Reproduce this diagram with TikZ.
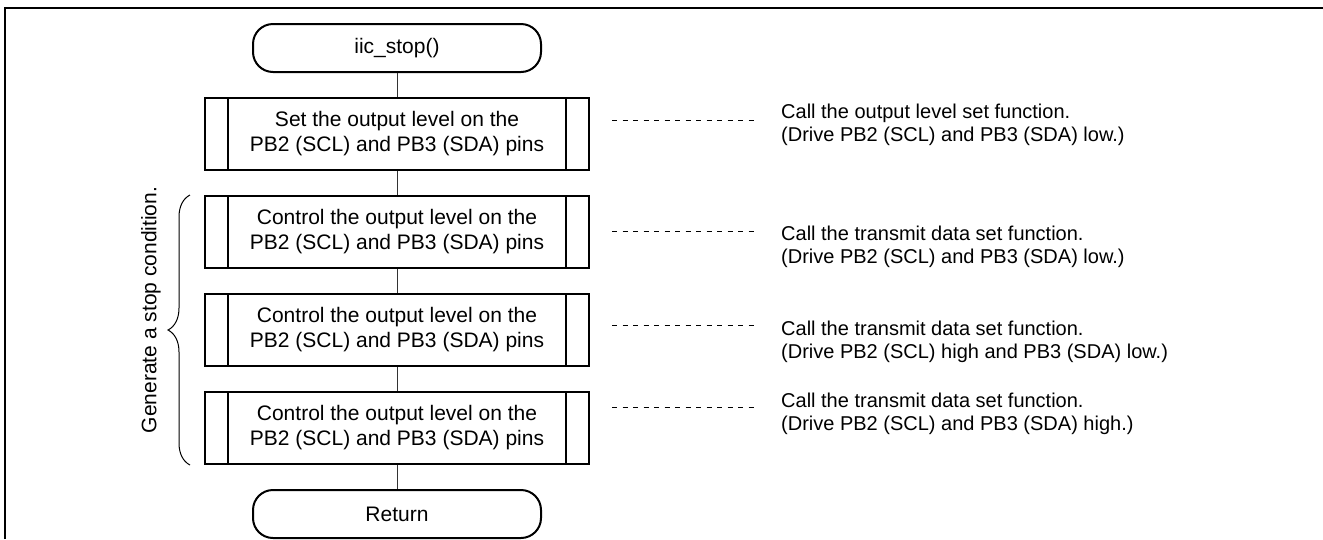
\documentclass[tikz,border=0pt]{standalone}
\usepackage{fontspec}
\setmainfont{Liberation Sans}
\usetikzlibrary{positioning, decorations.pathreplacing}
\tikzset{
  node distance=24pt,
  terminal/.style={draw, line width=2pt, rounded corners=20pt,
    minimum width=288pt, minimum height=48pt, font=\fontsize{21}{25}\selectfont},
  subproc/.style={draw, line width=2pt, minimum width=384pt,
    minimum height=72pt, align=center, font=\fontsize{21}{25}\selectfont},
  note/.style={anchor=west, align=left, inner sep=0pt,
    font=\fontsize{20}{23}\selectfont},
  flow/.style={line width=1pt, black!80},
  dashline/.style={line width=0.8pt, dash pattern=on 5pt off 5.5pt},
  bracket/.style={line width=1pt, decorate, decoration={brace, amplitude=22pt}},
}

\begin{document}
\begin{tikzpicture}[x=1pt, y=-1pt]
  \useasboundingbox (0,0) rectangle (1323,539);
  % outer frame (top and left only)
  \draw[line width=2pt] (5,539) -- (5,8) -- (1323,8);

  \node[terminal]                (start) at (397,48) {iic\_stop()};
  \node[subproc, below=of start] (b1) {Set the output level on the\\PB2 (SCL) and PB3 (SDA) pins};
  \node[subproc, below=of b1]    (b2) {Control the output level on the\\PB2 (SCL) and PB3 (SDA) pins};
  \node[subproc, below=of b2]    (b3) {Control the output level on the\\PB2 (SCL) and PB3 (SDA) pins};
  \node[subproc, below=of b3]    (b4) {Control the output level on the\\PB2 (SCL) and PB3 (SDA) pins};
  \node[terminal, below=of b4]   (ret) {Return};

  \foreach \b in {b1,b2,b3,b4}
    \draw[line width=2pt] ([xshift=24pt]\b.north west) -- ([xshift=24pt]\b.south west)
                          ([xshift=-24pt]\b.north east) -- ([xshift=-24pt]\b.south east);

  \draw[flow] (start) -- (b1)
              (b1) -- (b2)
              (b2) -- (b3)
              (b3) -- (b4)
              (b4) -- (ret);

  % comments
  \node[note] (c1) at (781,125) {Call the output level set function.\\(Drive PB2 (SCL) and PB3 (SDA) low.)};
  \node[note] (c2) at (781,247) {Call the transmit data set function.\\(Drive PB2 (SCL) and PB3 (SDA) low.)};
  \node[note] (c3) at (781,342) {Call the transmit data set function.\\(Drive PB2 (SCL) high and PB3 (SDA) low.)};
  \node[note] (c4) at (781,414) {Call the transmit data set function.\\(Drive PB2 (SCL) and PB3 (SDA) high.)};

  \coordinate (d1a) at (612,120); \coordinate (d1b) at (757,120);
  \coordinate (d2a) at (612,231); \coordinate (d2b) at (757,231);
  \coordinate (d3a) at (612,325); \coordinate (d3b) at (757,325);
  \coordinate (d4a) at (612,407); \coordinate (d4b) at (757,407);
  \draw[dashline] (d1a) -- (d1b) (d2a) -- (d2b) (d3a) -- (d3b) (d4a) -- (d4b);

  % stop condition bracket
  \draw[bracket] ([xshift=-14pt]b4.south west) -- ([xshift=-14pt]b2.north west);
  \node[rotate=90, font=\fontsize{21}{25}\selectfont] (gen) at (151,310) {Generate a stop condition.};
\end{tikzpicture}
\end{document}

**JOB**.
All of the data needs repeating exactly, but the pictures do not.

**PROBLEM SOLUTION**.
Reproduce this diagram with TikZ.
\documentclass[tikz,border=0pt]{standalone}
\usepackage{fontspec}
\setmainfont{Liberation Sans}
\usetikzlibrary{positioning, decorations.pathreplacing}
\tikzset{
  node distance=24pt,
  terminal/.style={draw, line width=2pt, rounded corners=20pt,
    minimum width=288pt, minimum height=48pt, font=\fontsize{21}{25}\selectfont},
  subproc/.style={draw, line width=2pt, minimum width=384pt,
    minimum height=72pt, align=center, font=\fontsize{21}{25}\selectfont},
  note/.style={anchor=west, align=left, inner sep=0pt,
    font=\fontsize{20}{23}\selectfont},
  flow/.style={line width=1pt, black!80},
  dashline/.style={line width=0.8pt, dash pattern=on 5pt off 5.5pt},
  bracket/.style={line width=1pt, decorate, decoration={brace, amplitude=22pt}},
}

\begin{document}
\begin{tikzpicture}[x=1pt, y=-1pt]
  \useasboundingbox (0,0) rectangle (1323,539);
  % outer frame (top and left only)
  \draw[line width=2pt] (5,539) -- (5,8) -- (1323,8);

  \node[terminal]                (start) at (397,48) {iic\_stop()};
  \node[subproc, below=of start] (b1) {Set the output level on the\\PB2 (SCL) and PB3 (SDA) pins};
  \node[subproc, below=of b1]    (b2) {Control the output level on the\\PB2 (SCL) and PB3 (SDA) pins};
  \node[subproc, below=of b2]    (b3) {Control the output level on the\\PB2 (SCL) and PB3 (SDA) pins};
  \node[subproc, below=of b3]    (b4) {Control the output level on the\\PB2 (SCL) and PB3 (SDA) pins};
  \node[terminal, below=of b4]   (ret) {Return};

  \foreach \b in {b1,b2,b3,b4}
    \draw[line width=2pt] ([xshift=24pt]\b.north west) -- ([xshift=24pt]\b.south west)
                          ([xshift=-24pt]\b.north east) -- ([xshift=-24pt]\b.south east);

  \draw[flow] (start) -- (b1)
              (b1) -- (b2)
              (b2) -- (b3)
              (b3) -- (b4)
              (b4) -- (ret);

  % comments
  \node[note] (c1) at (781,125) {Call the output level set function.\\(Drive PB2 (SCL) and PB3 (SDA) low.)};
  \node[note] (c2) at (781,247) {Call the transmit data set function.\\(Drive PB2 (SCL) and PB3 (SDA) low.)};
  \node[note] (c3) at (781,342) {Call the transmit data set function.\\(Drive PB2 (SCL) high and PB3 (SDA) low.)};
  \node[note] (c4) at (781,414) {Call the transmit data set function.\\(Drive PB2 (SCL) and PB3 (SDA) high.)};

  \coordinate (d1a) at (612,120); \coordinate (d1b) at (757,120);
  \coordinate (d2a) at (612,231); \coordinate (d2b) at (757,231);
  \coordinate (d3a) at (612,325); \coordinate (d3b) at (757,325);
  \coordinate (d4a) at (612,407); \coordinate (d4b) at (757,407);
  \draw[dashline] (d1a) -- (d1b) (d2a) -- (d2b) (d3a) -- (d3b) (d4a) -- (d4b);

  % stop condition bracket
  \draw[bracket] ([xshift=-14pt]b4.south west) -- ([xshift=-14pt]b2.north west);
  \node[rotate=90, font=\fontsize{21}{25}\selectfont] (gen) at (151,310) {Generate a stop condition.};
\end{tikzpicture}
\end{document}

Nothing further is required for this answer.